▶ WHAT YOU NEED TO DO
Quote every line below exactly and skip any picture.

▶ DATASET SECTION

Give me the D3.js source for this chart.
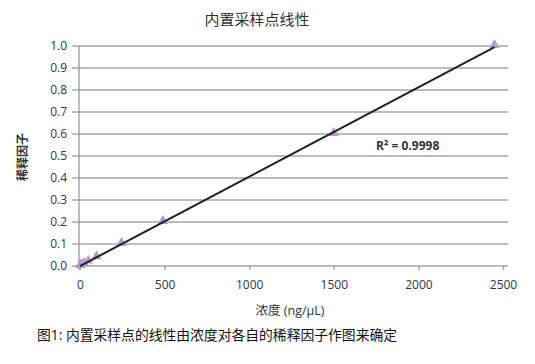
<!DOCTYPE html>
<html>
<head>
<meta charset="utf-8">
<script src="https://cdn.jsdelivr.net/npm/d3@7"></script>
<style>
  body { margin: 0; background: #fff; }
  text { font-family: "Open Sans", "Noto Sans CJK SC", sans-serif; }
</style>
</head>
<body>
<div id="chart"></div>
<script>
// data
let concentration = [0, 4.9, 9.8, 24.5, 49, 98, 245, 490, 1500, 2450];
let dilution = [0, 0.002, 0.004, 0.01, 0.02, 0.04, 0.1, 0.2, 0.6, 1.0];
let xTicks = [0, 500, 1000, 1500, 2000, 2500];
let yTicks = [0, 0.1, 0.2, 0.3, 0.4, 0.5, 0.6, 0.7, 0.8, 0.9, 1.0];
let r2Label = 'R² = 0.9998';

let width = 535, height = 364;
let svg = d3.select('#chart').append('svg').attr('width', width).attr('height', height);

let x = d3.scaleLinear().domain([0, 2500]).range([80, 503]);
let y = d3.scaleLinear().domain([0, 1]).range([266, 46]);

// title
svg.append('text').attr('x', 257).attr('y', 25).attr('text-anchor', 'middle')
  .attr('font-size', 15).attr('fill', '#333').text('内置采样点线性');

// grid lines
svg.append('g').selectAll('line').data(yTicks).enter().append('line')
  .attr('x1', 72).attr('x2', 508)
  .attr('y1', d => y(d)).attr('y2', d => y(d))
  .attr('stroke', '#a6a6a6').attr('stroke-width', 1.5);

// y axis
let yAxis = d3.axisLeft(y).tickValues(yTicks).tickFormat(d3.format('.1f')).tickSize(0).tickPadding(12);
let gy = svg.append('g').attr('transform', 'translate(79,0)').call(yAxis);
gy.select('.domain').remove();
gy.append('line').attr('x1', 0).attr('x2', 0).attr('y1', y(1)).attr('y2', y(0) + 4)
  .attr('stroke', '#a6a6a6').attr('stroke-width', 1.5);
gy.selectAll('text').attr('font-size', 12).attr('fill', '#2d3650')
  .style('font-family', '"Open Sans", sans-serif');

// x axis
let xAxis = d3.axisBottom(x).tickValues(xTicks).tickFormat(d3.format('d')).tickSize(4).tickPadding(10);
let gx = svg.append('g').attr('transform', 'translate(0,' + y(0) + ')').call(xAxis);
gx.select('.domain').remove();
gx.selectAll('line').attr('stroke', '#a6a6a6').attr('stroke-width', 1.5);
gx.selectAll('text').attr('font-size', 12).attr('fill', '#2d3650')
  .style('font-family', '"Open Sans", sans-serif');

// axis titles
svg.append('text').attr('transform', 'translate(27,157) rotate(-90)').attr('text-anchor', 'middle')
  .attr('font-size', 12).attr('font-weight', 600).attr('fill', '#333').text('稀释因子');
svg.append('text').attr('x', 290).attr('y', 315).attr('text-anchor', 'middle')
  .attr('font-size', 12.5).attr('fill', '#333').text('浓度 (ng/µL)');

// linear trendline (least squares)
let mx = d3.mean(concentration), my = d3.mean(dilution);
let sxy = d3.sum(concentration, (c, i) => (c - mx) * (dilution[i] - my));
let sxx = d3.sum(concentration, c => (c - mx) * (c - mx));
let slope = sxy / sxx, intercept = my - slope * mx;
let ext = d3.extent(concentration);
let line = d3.line().x(d => x(d)).y(d => y(intercept + slope * d));

// points
svg.append('g').selectAll('path').data(concentration).enter().append('path')
  .attr('transform', (d, i) => 'translate(' + x(d) + ',' + (y(dilution[i]) - 1) + ')')
  .attr('d', d3.symbol().type(d3.symbolTriangle).size(45))
  .attr('fill', '#b996cc');

svg.append('path').attr('d', line(ext)).attr('fill', 'none')
  .attr('stroke', '#231f20').attr('stroke-width', 2);

// R2 label
svg.append('text').attr('x', 376).attr('y', 150).attr('font-size', 12).attr('font-weight', 'bold')
  .attr('fill', '#333').text(r2Label);

// caption
svg.append('text').attr('x', 37).attr('y', 340).attr('font-size', 13.8).attr('fill', '#111')
  .text('图1: 内置采样点的线性由浓度对各自的稀释因子作图来确定');
</script>
</body>
</html>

▶ RESULT FOR THIS EXERCISE
Give me the D3.js source for this chart.
<!DOCTYPE html>
<html>
<head>
<meta charset="utf-8">
<script src="https://cdn.jsdelivr.net/npm/d3@7"></script>
<style>
  body { margin: 0; background: #fff; }
  text { font-family: "Open Sans", "Noto Sans CJK SC", sans-serif; }
</style>
</head>
<body>
<div id="chart"></div>
<script>
// data
let concentration = [0, 4.9, 9.8, 24.5, 49, 98, 245, 490, 1500, 2450];
let dilution = [0, 0.002, 0.004, 0.01, 0.02, 0.04, 0.1, 0.2, 0.6, 1.0];
let xTicks = [0, 500, 1000, 1500, 2000, 2500];
let yTicks = [0, 0.1, 0.2, 0.3, 0.4, 0.5, 0.6, 0.7, 0.8, 0.9, 1.0];
let r2Label = 'R² = 0.9998';

let width = 535, height = 364;
let svg = d3.select('#chart').append('svg').attr('width', width).attr('height', height);

let x = d3.scaleLinear().domain([0, 2500]).range([80, 503]);
let y = d3.scaleLinear().domain([0, 1]).range([266, 46]);

// title
svg.append('text').attr('x', 257).attr('y', 25).attr('text-anchor', 'middle')
  .attr('font-size', 15).attr('fill', '#333').text('内置采样点线性');

// grid lines
svg.append('g').selectAll('line').data(yTicks).enter().append('line')
  .attr('x1', 72).attr('x2', 508)
  .attr('y1', d => y(d)).attr('y2', d => y(d))
  .attr('stroke', '#a6a6a6').attr('stroke-width', 1.5);

// y axis
let yAxis = d3.axisLeft(y).tickValues(yTicks).tickFormat(d3.format('.1f')).tickSize(0).tickPadding(12);
let gy = svg.append('g').attr('transform', 'translate(79,0)').call(yAxis);
gy.select('.domain').remove();
gy.append('line').attr('x1', 0).attr('x2', 0).attr('y1', y(1)).attr('y2', y(0) + 4)
  .attr('stroke', '#a6a6a6').attr('stroke-width', 1.5);
gy.selectAll('text').attr('font-size', 12).attr('fill', '#2d3650')
  .style('font-family', '"Open Sans", sans-serif');

// x axis
let xAxis = d3.axisBottom(x).tickValues(xTicks).tickFormat(d3.format('d')).tickSize(4).tickPadding(10);
let gx = svg.append('g').attr('transform', 'translate(0,' + y(0) + ')').call(xAxis);
gx.select('.domain').remove();
gx.selectAll('line').attr('stroke', '#a6a6a6').attr('stroke-width', 1.5);
gx.selectAll('text').attr('font-size', 12).attr('fill', '#2d3650')
  .style('font-family', '"Open Sans", sans-serif');

// axis titles
svg.append('text').attr('transform', 'translate(27,157) rotate(-90)').attr('text-anchor', 'middle')
  .attr('font-size', 12).attr('font-weight', 600).attr('fill', '#333').text('稀释因子');
svg.append('text').attr('x', 290).attr('y', 315).attr('text-anchor', 'middle')
  .attr('font-size', 12.5).attr('fill', '#333').text('浓度 (ng/µL)');

// linear trendline (least squares)
let mx = d3.mean(concentration), my = d3.mean(dilution);
let sxy = d3.sum(concentration, (c, i) => (c - mx) * (dilution[i] - my));
let sxx = d3.sum(concentration, c => (c - mx) * (c - mx));
let slope = sxy / sxx, intercept = my - slope * mx;
let ext = d3.extent(concentration);
let line = d3.line().x(d => x(d)).y(d => y(intercept + slope * d));

// points
svg.append('g').selectAll('path').data(concentration).enter().append('path')
  .attr('transform', (d, i) => 'translate(' + x(d) + ',' + (y(dilution[i]) - 1) + ')')
  .attr('d', d3.symbol().type(d3.symbolTriangle).size(45))
  .attr('fill', '#b996cc');

svg.append('path').attr('d', line(ext)).attr('fill', 'none')
  .attr('stroke', '#231f20').attr('stroke-width', 2);

// R2 label
svg.append('text').attr('x', 376).attr('y', 150).attr('font-size', 12).attr('font-weight', 'bold')
  .attr('fill', '#333').text(r2Label);

// caption
svg.append('text').attr('x', 37).attr('y', 340).attr('font-size', 13.8).attr('fill', '#111')
  .text('图1: 内置采样点的线性由浓度对各自的稀释因子作图来确定');
</script>
</body>
</html>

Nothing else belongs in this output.